Job - In the listing below, locate the lines that hold "matplotlib" and copy them.

-- start Task material --

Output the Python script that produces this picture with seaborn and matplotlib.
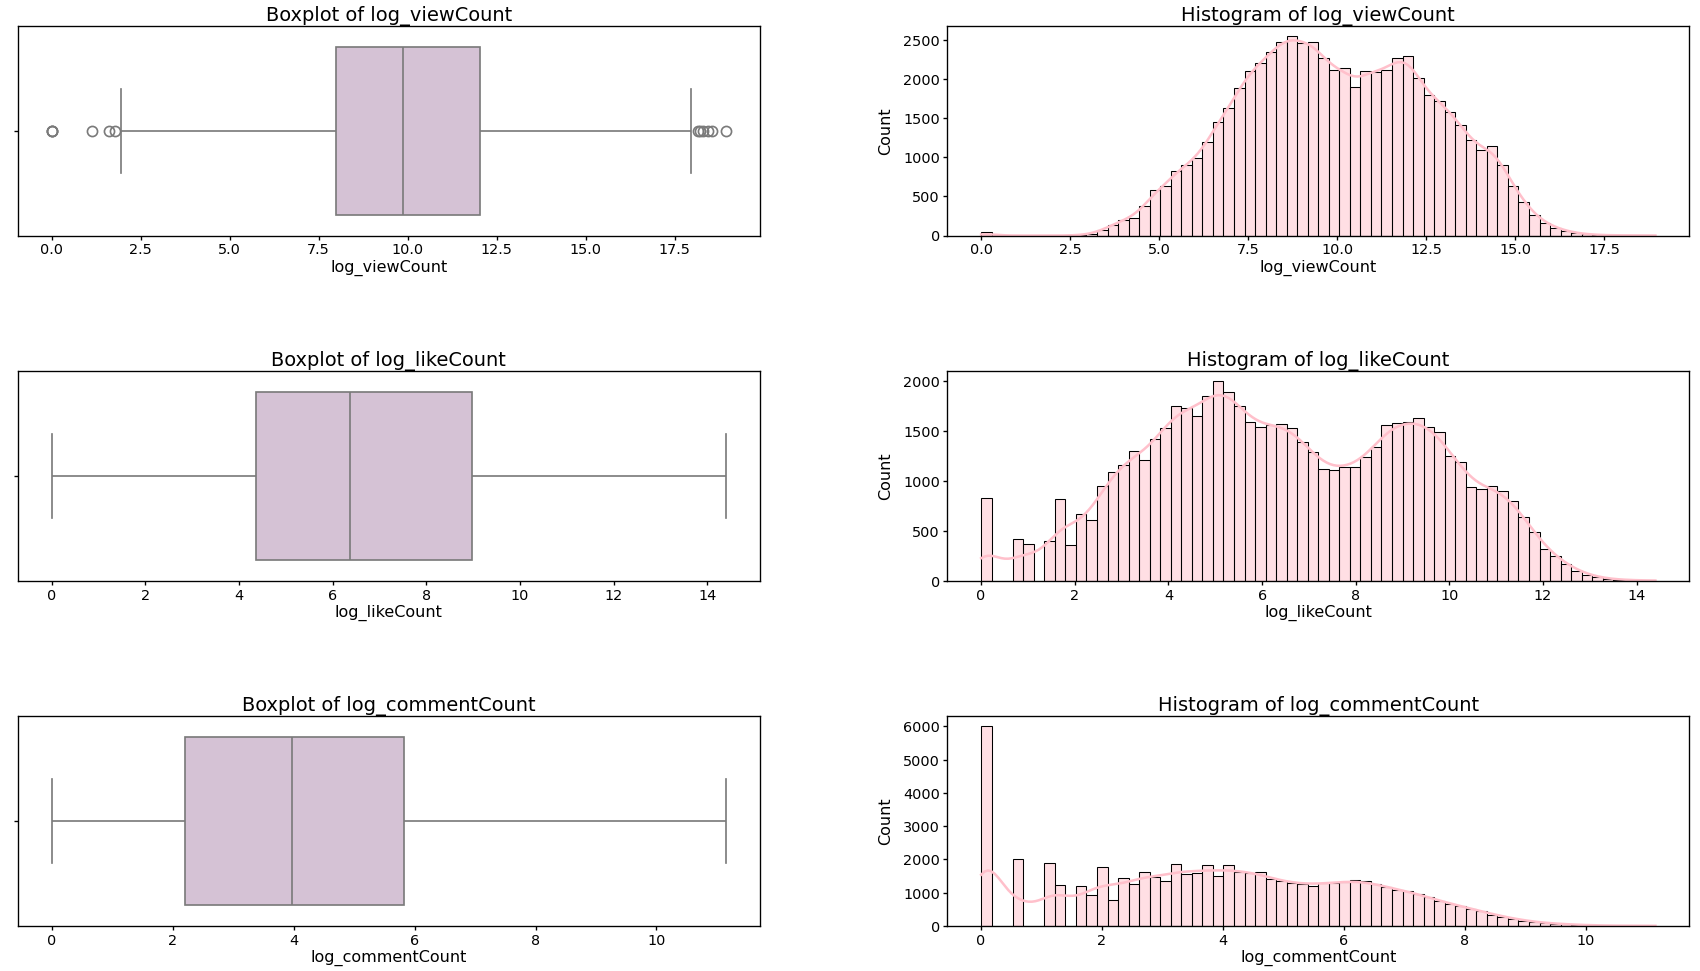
import numpy as np
import pandas as pd
import matplotlib
matplotlib.use('Agg')
import matplotlib.pyplot as plt
import seaborn as sns

columns = ['log_viewCount', 'log_likeCount', 'log_commentCount']

# upper end of each log column (histogram range starts at 0)
hist_max = [18.94, 14.40, 11.15]

# histogram counts, 64 bins each
view_counts = [40, 0, 0, 0, 0, 0, 0, 0, 1, 5,
               20, 68, 137, 205, 230, 376, 577, 632, 829, 897,
               996, 1201, 1457, 1624, 1880, 2098, 2201, 2342, 2479, 2556,
               2457, 2479, 2265, 2115, 2141, 1902, 2098, 2094, 2120, 2274,
               2291, 2017, 1795, 1718, 1585, 1415, 1218, 1090, 1141, 906,
               637, 432, 269, 162, 103, 60, 30, 17, 8, 4,
               3, 2, 1, 1]
like_counts = [832, 0, 0, 416, 370, 0, 399, 816, 353, 666,
               606, 952, 1085, 1155, 1302, 1212, 1415, 1531, 1751, 1731,
               1651, 1851, 2001, 1891, 1751, 1588, 1538, 1555, 1571, 1531,
               1391, 1285, 1118, 1108, 1135, 1135, 1242, 1341, 1555, 1575,
               1588, 1628, 1538, 1488, 1245, 1185, 942, 922, 945, 902,
               796, 642, 483, 316, 243, 170, 97, 60, 33, 17,
               10, 6, 3, 2]
comment_counts = [6020, 0, 0, 2000, 0, 0, 1880, 1230, 0, 1210,
                  930, 1760, 770, 1440, 1270, 1630, 1470, 1350, 1860, 1560,
                  1590, 1830, 1490, 1830, 1610, 1600, 1610, 1410, 1340, 1290,
                  1270, 1210, 1290, 1300, 1320, 1380, 1340, 1250, 1170, 1090,
                  1040, 950, 870, 740, 670, 600, 510, 450, 340, 280,
                  220, 160, 110, 90, 60, 50, 30, 20, 10, 5,
                  4, 3, 2, 1]

# boxplot stats: whisker low, Q1, median, Q3, whisker high
view_box = [1.94, 7.98, 9.86, 12.04, 17.96]
like_box = [0.0, 4.36, 6.37, 8.98, 14.40]
comment_box = [0.0, 2.20, 3.97, 5.82, 11.15]
view_low_out = [0.0, 0.0, 0.0, 1.12, 1.60, 1.79]
view_high_out = [18.15, 18.22, 18.30, 18.42, 18.55, 18.94]


def box_sample(stats, low=(), high=(), n=30):
    # small sample whose quartiles / whiskers reproduce the read-off stats
    lo, q1, med, q3, hi = stats
    vals = list(low) + [lo] + [q1] * n + [med] * n + [q3] * n + [hi] + list(high)
    return np.array(vals)


box_samples = [box_sample(view_box, view_low_out, view_high_out),
               box_sample(like_box),
               box_sample(comment_box)]
hist_counts = [view_counts, like_counts, comment_counts]

plt.rcParams.update({
    'xtick.labelsize': 8.5,
    'ytick.labelsize': 8.5,
    'axes.labelsize': 9.5,
    'axes.titlesize': 11.5,
    'axes.titlepad': 3.2,
    'axes.labelpad': 1.2,
    'xtick.major.size': 2.2,
    'ytick.major.size': 2.2,
    'xtick.major.pad': 2.2,
    'ytick.major.pad': 2.2,
})

fig, axes = plt.subplots(3, 2, figsize=(14, 8))
plt.subplots_adjust(left=0.0106, right=0.9936, top=0.9733, bottom=0.0465,
                    wspace=0.253, hspace=0.643)

for i, col in enumerate(columns):
    # Boxplot
    sample = pd.Series(box_samples[i], name=col)
    sns.boxplot(x=sample, ax=axes[i, 0], color='thistle')
    axes[i, 0].set_title(f'Boxplot of {col}')

    # Histogram with KDE
    counts = np.array(hist_counts[i], dtype=float)
    edges = np.linspace(0, hist_max[i], len(counts) + 1)
    centers = (edges[:-1] + edges[1:]) / 2
    df = pd.DataFrame({col: centers, 'n': counts})
    neff = counts.sum() ** 2 / (counts ** 2).sum()
    adj = (neff / counts.sum()) ** 0.2
    sns.histplot(data=df, x=col, weights='n', bins=edges.tolist(), kde=True,
                 color='pink', ax=axes[i, 1],
                 kde_kws={'bw_adjust': adj, 'cut': 1, 'clip': (0, hist_max[i])})
    axes[i, 1].set_title(f'Histogram of {col}')
    axes[i, 1].set_ylabel('Count', labelpad=6)

fig.savefig('out.png', dpi=1700 / 14)
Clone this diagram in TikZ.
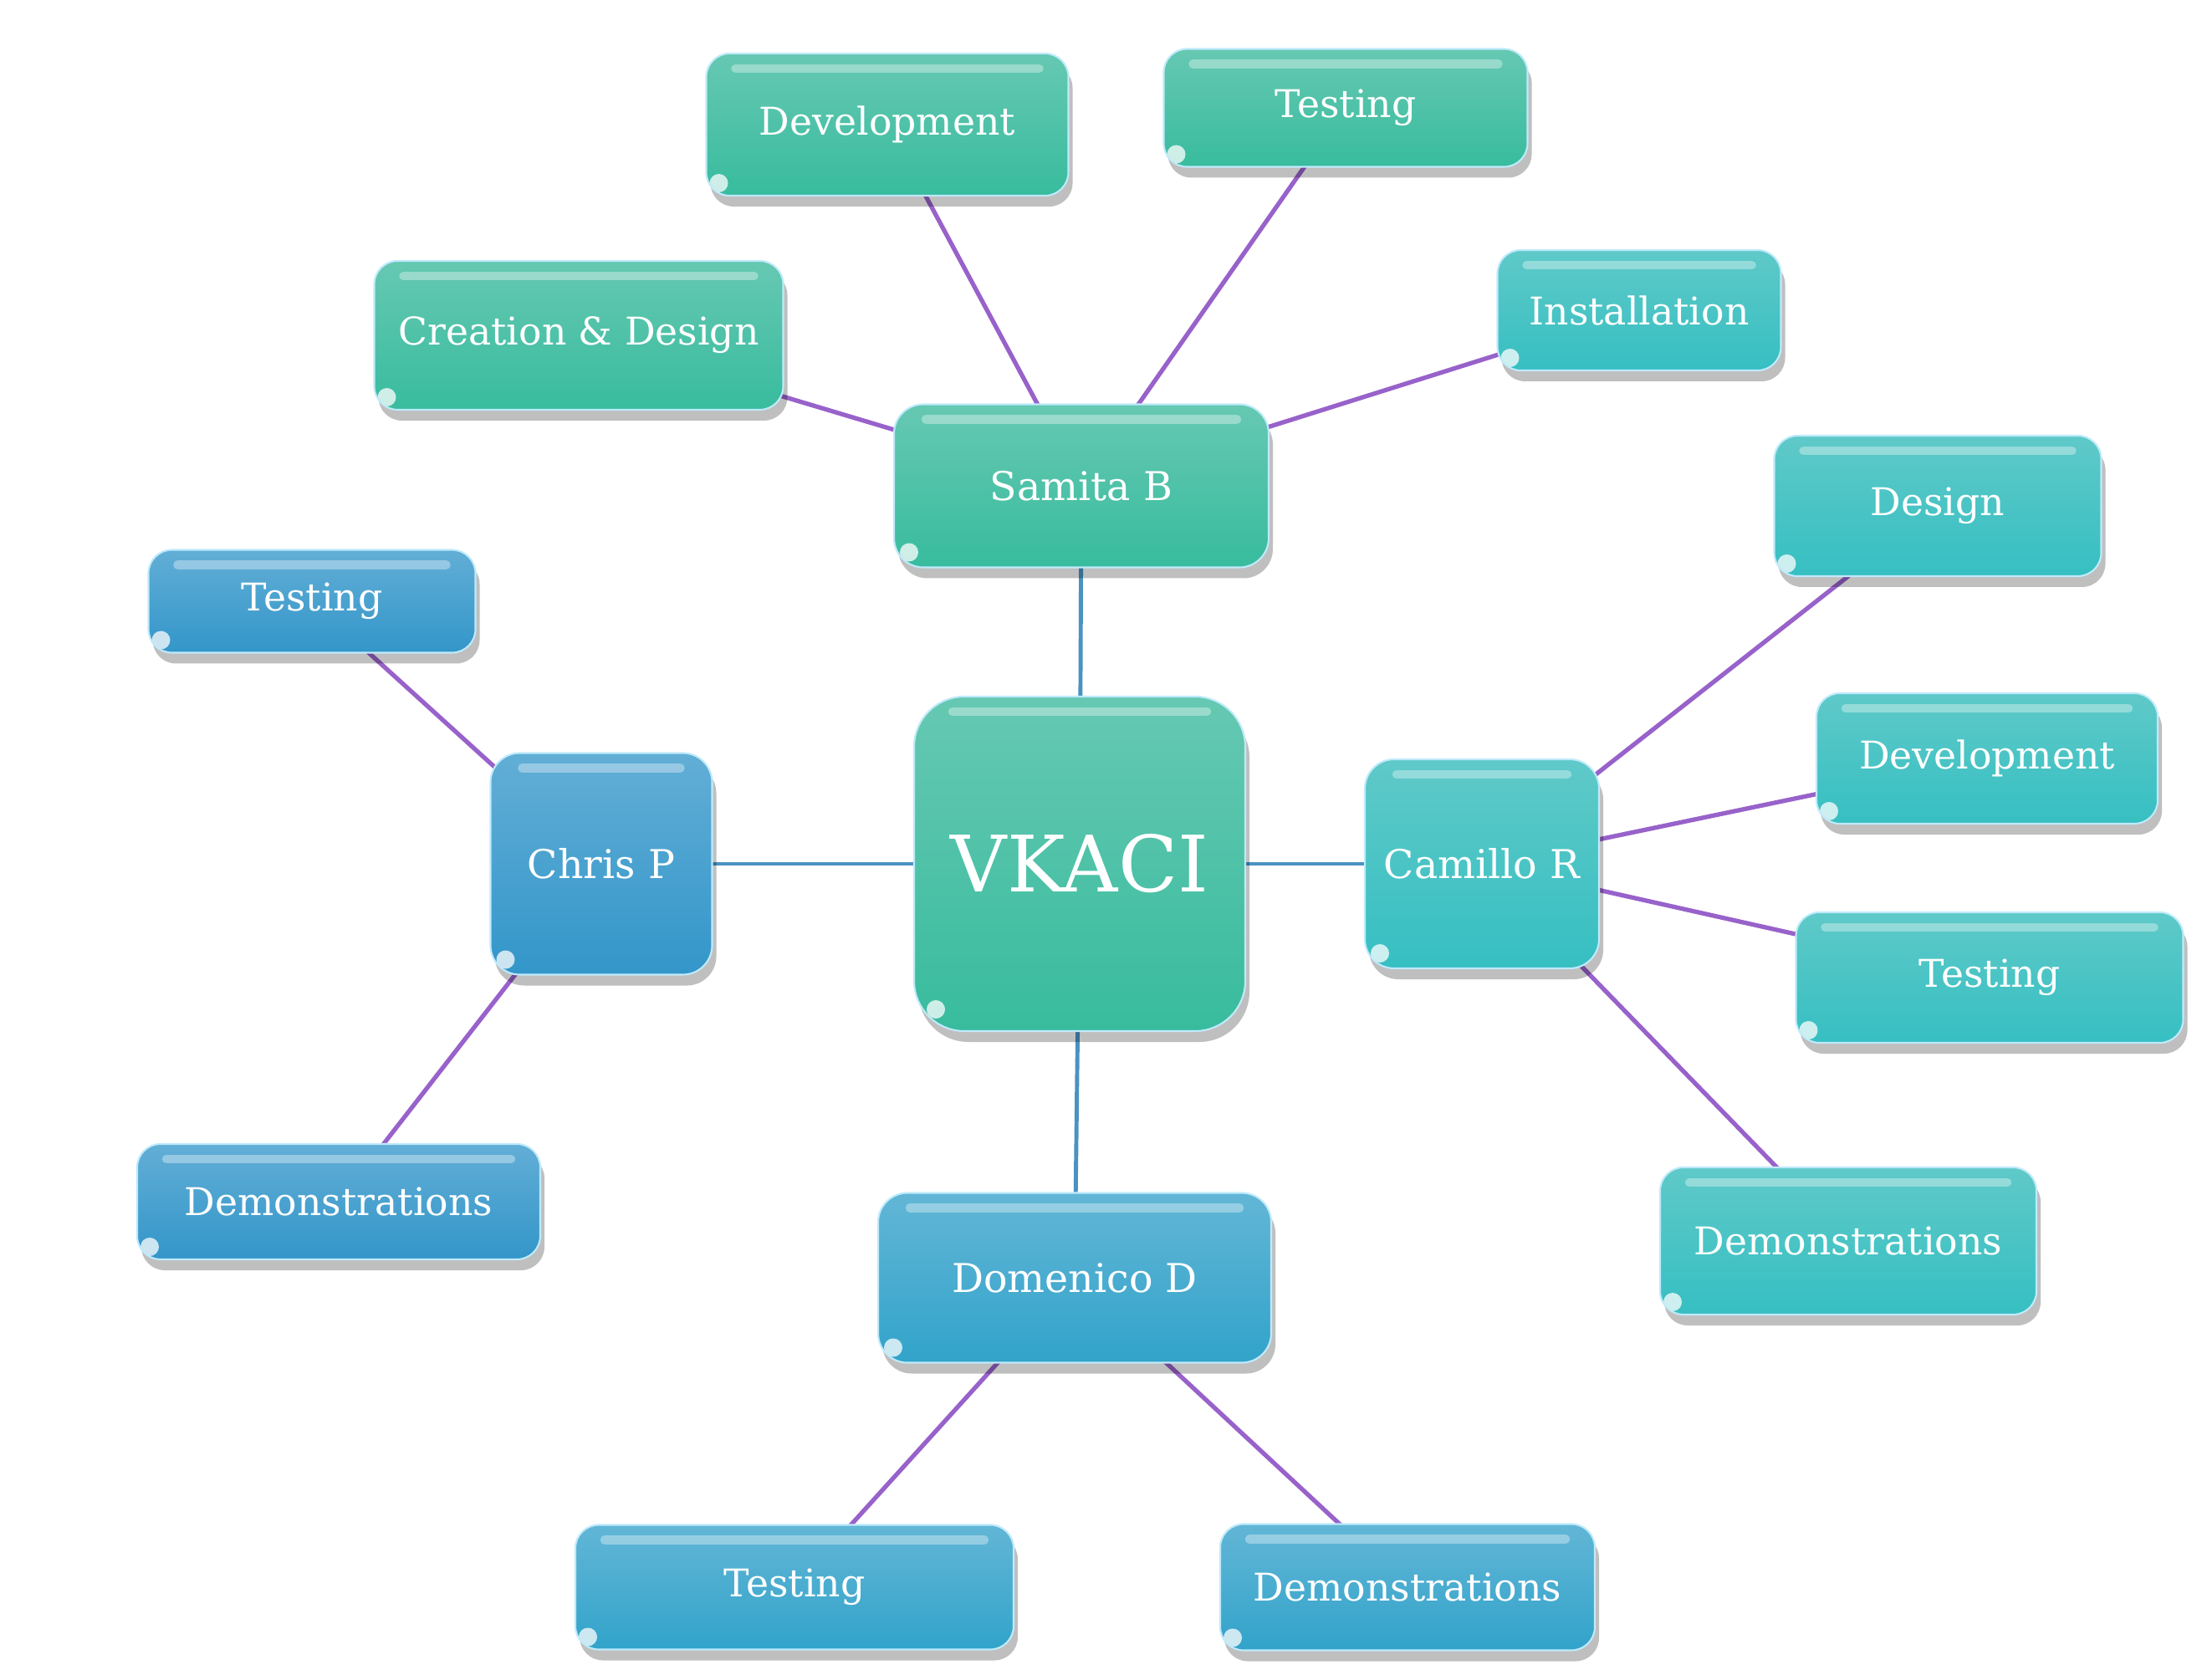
\documentclass[tikz,border=0pt]{standalone}
\usepackage{fontspec}
\setmainfont{DejaVu Serif}
\usepackage{tikz}
\usetikzlibrary{positioning,backgrounds,shadows}
\definecolor{greentop}{HTML}{66C8B2}
\definecolor{greenbot}{HTML}{38BC9E}
\definecolor{cyantop}{HTML}{5FC9C8}
\definecolor{cyanbot}{HTML}{36BFC2}
\definecolor{bluetop}{HTML}{62AED6}
\definecolor{bluebot}{HTML}{3396C9}
\definecolor{skytop}{HTML}{62B6D6}
\definecolor{skybot}{HTML}{32A3CA}
\definecolor{hublinkcol}{HTML}{4A92C2}
\definecolor{tasklinkcol}{HTML}{9862CA}
\tikzset{
  glossbox/.style={draw=cyan!25!white, line width=0.6pt, align=center,
    text=white, inner sep=2pt,
    drop shadow={shadow xshift=0.5mm, shadow yshift=-1.3mm, opacity=0.25, fill=black},
    path picture={
      \draw[white, opacity=0.35, line width=3pt, line cap=round]
        ([xshift=#1+2mm,yshift=-1.8mm]path picture bounding box.north west) --
        ([xshift=-#1-2mm,yshift=-1.8mm]path picture bounding box.north east);
      \fill[white, opacity=0.75]
        ([xshift=#1,yshift=#1]path picture bounding box.south west) circle (1.1mm);
    }},
  glossbox/.default=1.5mm,
  hubbox/.style={glossbox=2.6mm, rounded corners=6mm, font=\fontsize{26.5}{30}\selectfont},
  leadbox/.style={glossbox=1.8mm, rounded corners=3.5mm, font=\fontsize{13.5}{16}\selectfont},
  taskbox/.style={glossbox, rounded corners=2.8mm, font=\fontsize{13}{15}\selectfont},
  greenfill/.style={top color=greentop, bottom color=greenbot},
  cyanfill/.style={top color=cyantop, bottom color=cyanbot},
  bluefill/.style={top color=bluetop, bottom color=bluebot},
  skyfill/.style={top color=skytop, bottom color=skybot},
  hublink/.style={draw=hublinkcol, line width=1.4pt},
  tasklink/.style={draw=tasklinkcol, line width=1.5pt},
}

\begin{document}
\begin{tikzpicture}
  \useasboundingbox (0,0) rectangle (26.33,20.08);
  % centre
  \node[hubbox, greenfill, minimum width=3.96cm, minimum height=4.00cm] (vkaci) at (12.91,9.75) {VKACI};
  % team members
  \node[leadbox, greenfill, minimum width=4.48cm, minimum height=1.95cm] (samita) at (12.93,14.27) {Samita B};
  \node[leadbox, bluefill, minimum width=2.65cm, minimum height=2.65cm] (chris) at (7.19,9.75) {Chris P};
  \node[leadbox, cyanfill, minimum width=2.80cm, minimum height=2.50cm] (camillo) at (17.72,9.75) {Camillo R};
  \node[leadbox, skyfill, minimum width=4.70cm, minimum height=2.03cm] (domenico) at (12.85,4.80) {Domenico D};
  % Samita B
  \node[taskbox, greenfill, minimum width=4.89cm, minimum height=1.78cm] (screate) at (6.92,16.07) {Creation \& Design};
  \node[taskbox, greenfill, minimum width=4.33cm, minimum height=1.70cm] (sdev) at (10.61,18.59) {Development};
  \node[taskbox, greenfill, minimum width=4.35cm, minimum height=1.41cm] (stest) at (16.09,18.79) {Testing};
  \node[taskbox, cyanfill, minimum width=3.39cm, minimum height=1.44cm] (sinst) at (19.60,16.37) {Installation};
  % Camillo R
  \node[taskbox, cyanfill, minimum width=3.91cm, minimum height=1.68cm] (cdesign) at (23.17,14.03) {Design};
  \node[taskbox, cyanfill, minimum width=4.08cm, minimum height=1.56cm] (cdev) at (23.76,11.01) {Development};
  \node[taskbox, cyanfill, minimum width=4.63cm, minimum height=1.56cm] (ctest) at (23.79,8.39) {Testing};
  \node[taskbox, cyanfill, minimum width=4.50cm, minimum height=1.76cm] (cdemo) at (22.10,5.24) {Demonstrations};
  % Chris P
  \node[taskbox, bluefill, minimum width=3.91cm, minimum height=1.23cm] (ptest) at (3.73,12.89) {Testing};
  \node[taskbox, bluefill, minimum width=4.82cm, minimum height=1.38cm] (pdemo) at (4.05,5.71) {Demonstrations};
  % Domenico D
  \node[taskbox, skyfill, minimum width=5.24cm, minimum height=1.49cm] (dtest) at (9.50,1.10) {Testing};
  \node[taskbox, skyfill, minimum width=4.48cm, minimum height=1.51cm] (ddemo) at (16.83,1.10) {Demonstrations};
  % links
  \begin{scope}[on background layer]
    \foreach \lead in {samita,chris,camillo,domenico}
      \draw[hublink] (vkaci.center) -- (\lead.center);
    \foreach \task in {screate,sdev,stest,sinst}
      \draw[tasklink] (samita.center) -- (\task.center);
    \foreach \task in {cdesign,cdev,ctest,cdemo}
      \draw[tasklink] (camillo.center) -- (\task.center);
    \foreach \task in {ptest,pdemo}
      \draw[tasklink] (chris.center) -- (\task.center);
    \foreach \task in {dtest,ddemo}
      \draw[tasklink] (domenico.center) -- (\task.center);
  \end{scope}
\end{tikzpicture}
\end{document}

-- end Task material --

The solution -
Output the Python script that produces this picture with seaborn and matplotlib.
import matplotlib
matplotlib.use('Agg')
import matplotlib.pyplot as plt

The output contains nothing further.